The Bill is intended to improve access to justice as these courts are easily accessible to local communities, dispense justice speedily and cheaply.  Although legal representation is excluded, the system allows assistance of women and other vulnerable members of society.

Traditional courts must be constituted of women and men pursuant to promoting the right to equality as contemplated in section 9 of the Constitution. The courts are required to promote and protect the representation and participation of women, as parties and members of the courts.  It requires the Minister and the Commission for Gender Equality to put measures in place to promote gender equality in these courts and to report annually thereon to Parliament.  Before any proceedings of a court begin, the traditional leader or delegated person convening the court must say a pledge that he or she will protect and promote the values enshrined in the Constitution. 

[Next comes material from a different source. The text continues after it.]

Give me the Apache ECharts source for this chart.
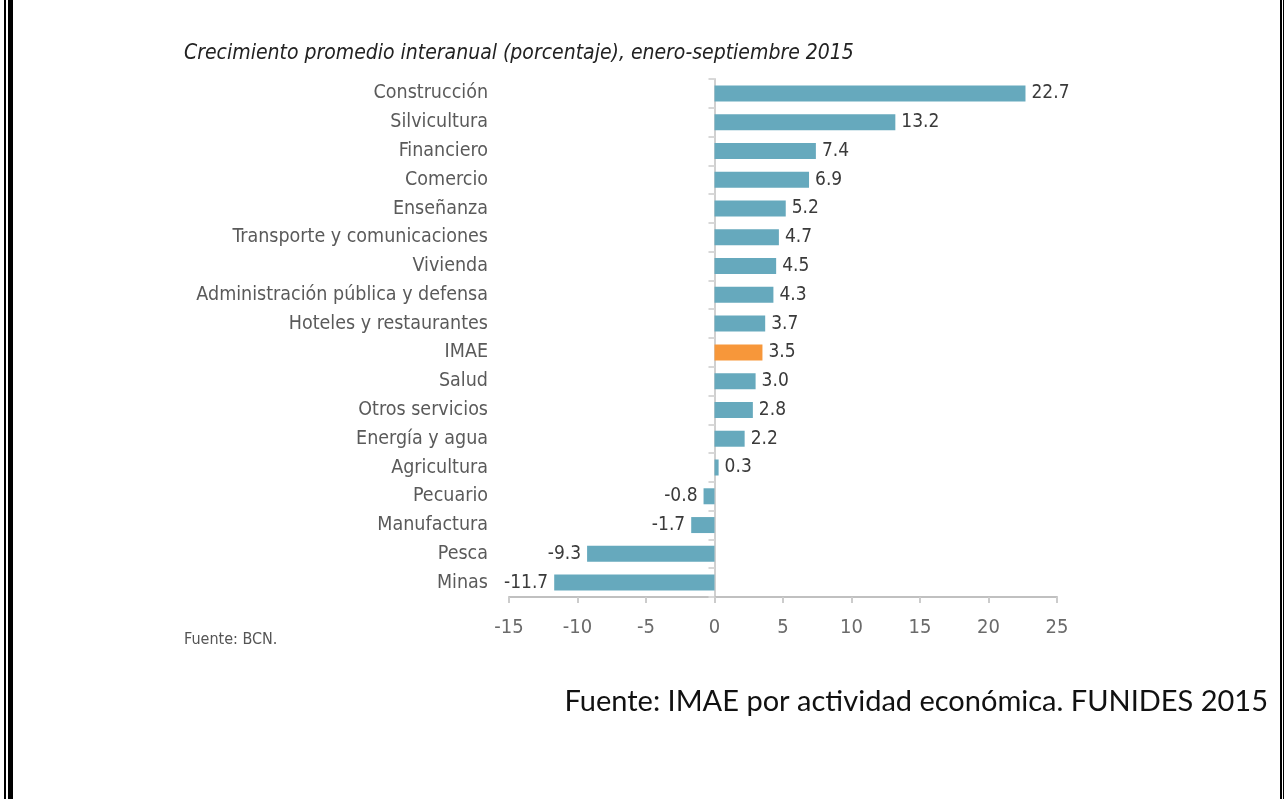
<!DOCTYPE html>
<html>
<head>
<meta charset="utf-8">
<script src="https://cdn.jsdelivr.net/npm/echarts@6/dist/echarts.min.js"></script>
<style>
  html, body { margin: 0; padding: 0; background: #fff; }
  #chart { width: 1284px; height: 799px; }
</style>
</head>
<body>
<div id="chart"></div>
<script>
const categories = [
  'Construcción', 'Silvicultura', 'Financiero', 'Comercio', 'Enseñanza',
  'Transporte y comunicaciones', 'Vivienda', 'Administración pública y defensa',
  'Hoteles y restaurantes', 'IMAE', 'Salud', 'Otros servicios', 'Energía y agua',
  'Agricultura', 'Pecuario', 'Manufactura', 'Pesca', 'Minas'
];
const values = [22.7, 13.2, 7.4, 6.9, 5.2, 4.7, 4.5, 4.3, 3.7, 3.5, 3.0, 2.8, 2.2, 0.3, -0.8, -1.7, -9.3, -11.7];
const highlightCategory = 'IMAE';
const xTicks = [-15, -10, -5, 0, 5, 10, 15, 20, 25];

const titleText = 'Crecimiento promedio interanual (porcentaje), enero-septiembre 2015';
const sourceSmall = 'Fuente: BCN.';
const sourceBig = 'Fuente: IMAE por actividad económica. FUNIDES 2015';

const narrow = "'Liberation Sans Narrow', 'DejaVu Sans Condensed', 'Roboto Condensed', sans-serif";
const barColor = '#66a9bd';
const hiColor = '#f7973a';

const seriesData = values.map((v, i) => ({
  value: v,
  itemStyle: { color: categories[i] === highlightCategory ? hiColor : barColor },
  label: { position: v < 0 ? 'left' : 'right' }
}));

const chart = echarts.init(document.getElementById('chart'), null, { renderer: 'canvas' });
chart.setOption({
  animation: false,
  backgroundColor: '#fff',
  grid: { left: 509, right: 227, top: 79, bottom: 202, containLabel: false },
  xAxis: {
    type: 'value',
    min: xTicks[0], max: xTicks[xTicks.length - 1], interval: 5,
    axisLine: { show: true, onZero: false, lineStyle: { color: '#c0c0c0', width: 2 } },
    axisTick: { show: true, length: 6, lineStyle: { color: '#cccccc', width: 2 } },
    splitLine: { show: false },
    axisLabel: {
      margin: 21, color: '#6a6a6a', fontFamily: narrow, fontSize: 20,
      formatter: v => String(v)
    }
  },
  yAxis: [
    {
      type: 'category', data: categories, inverse: true, position: 'left',
      axisLine: { show: false, onZero: false },
      axisTick: { show: false },
      axisLabel: { margin: 21, color: '#5a5a5a', fontFamily: narrow, fontSize: 19.5 }
    },
    {
      type: 'category', data: categories, inverse: true, position: 'left',
      axisLine: { show: true, onZero: true, onZeroAxisIndex: 0, lineStyle: { color: '#d0d0d0', width: 2 } },
      axisTick: { show: true, length: 6, lineStyle: { color: '#d8d8d8', width: 2 } },
      axisLabel: { show: false }
    }
  ],
  series: [{
    type: 'bar',
    yAxisIndex: 0,
    data: seriesData,
    barWidth: 16,
    z: 1,
    label: {
      show: true, distance: 6, color: '#3a3a3a', fontFamily: narrow, fontSize: 19,
      formatter: p => p.value.toFixed(1)
    }
  }],
  graphic: [
    { type: 'text', left: 184, top: 43, style: { text: titleText, fill: '#222', font: "italic 21px " + narrow } },
    { type: 'text', left: 184, top: 632, style: { text: sourceSmall, fill: '#555', font: "16px " + narrow } },
    { type: 'text', right: 16, top: 687, style: { text: sourceBig, fill: '#111', font: "29px Lato, 'Open Sans', sans-serif" } },
    { type: 'rect', shape: { x: 4, y: 0, width: 2, height: 799 }, style: { fill: '#000' } },
    { type: 'rect', shape: { x: 8, y: 0, width: 5, height: 799 }, style: { fill: '#000' } },
    { type: 'rect', shape: { x: 1280, y: 0, width: 2, height: 799 }, style: { fill: '#000' } },
    { type: 'rect', shape: { x: 1283, y: 0, width: 1, height: 799 }, style: { fill: '#000' } }
  ]
});
</script>
</body>
</html>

The orders that a court may make as set out in the Bill, differ from the previous Bills and address the concerns that were raised. While the previous Bills provided for the imposition of fines and the deprivation of customary law benefits, among others, the Bill does not provide for these, which could lead to abuses.  The emphasis is on restorative justice measures, for instance compensation and redress, which are aimed at restoring relations between parties and promoting social cohesion. 

The payment of compensation may, however, not exceed the value of the damage giving rise to the dispute or the amount determined by the Minister by notice in the Gazette from time to time, whichever is the lesser.  Any community service ordered must be for the good of the community and not for the benefit of any member of the court or a traditional leader

Provision is made for the review of procedural short-comings in the High Court, for instance if the court was not properly constituted or the parties were not allowed to be represented by persons of their choice. The High Court can confirm, alter, set aside or correct the order made by a traditional court, set aside or correct the proceedings of the traditional court, make the order the traditional court ought to have made or remit the case to the traditional court to deal with in the matter ordered by the High Court.  These reviews will contribute to precedents and enhance jurisprudence in matters of this nature.

We believe that the enactment of this Bill will benefit millions of people who continue to lead the traditional African way of life and equally these courts enhance access to justice for all who choose to use these courts as an alternative vehicle to resolve disputes.

Deputy Minister and officials will be able to comment on the technical aspects of the Bill which may be raised in relation to the Bill.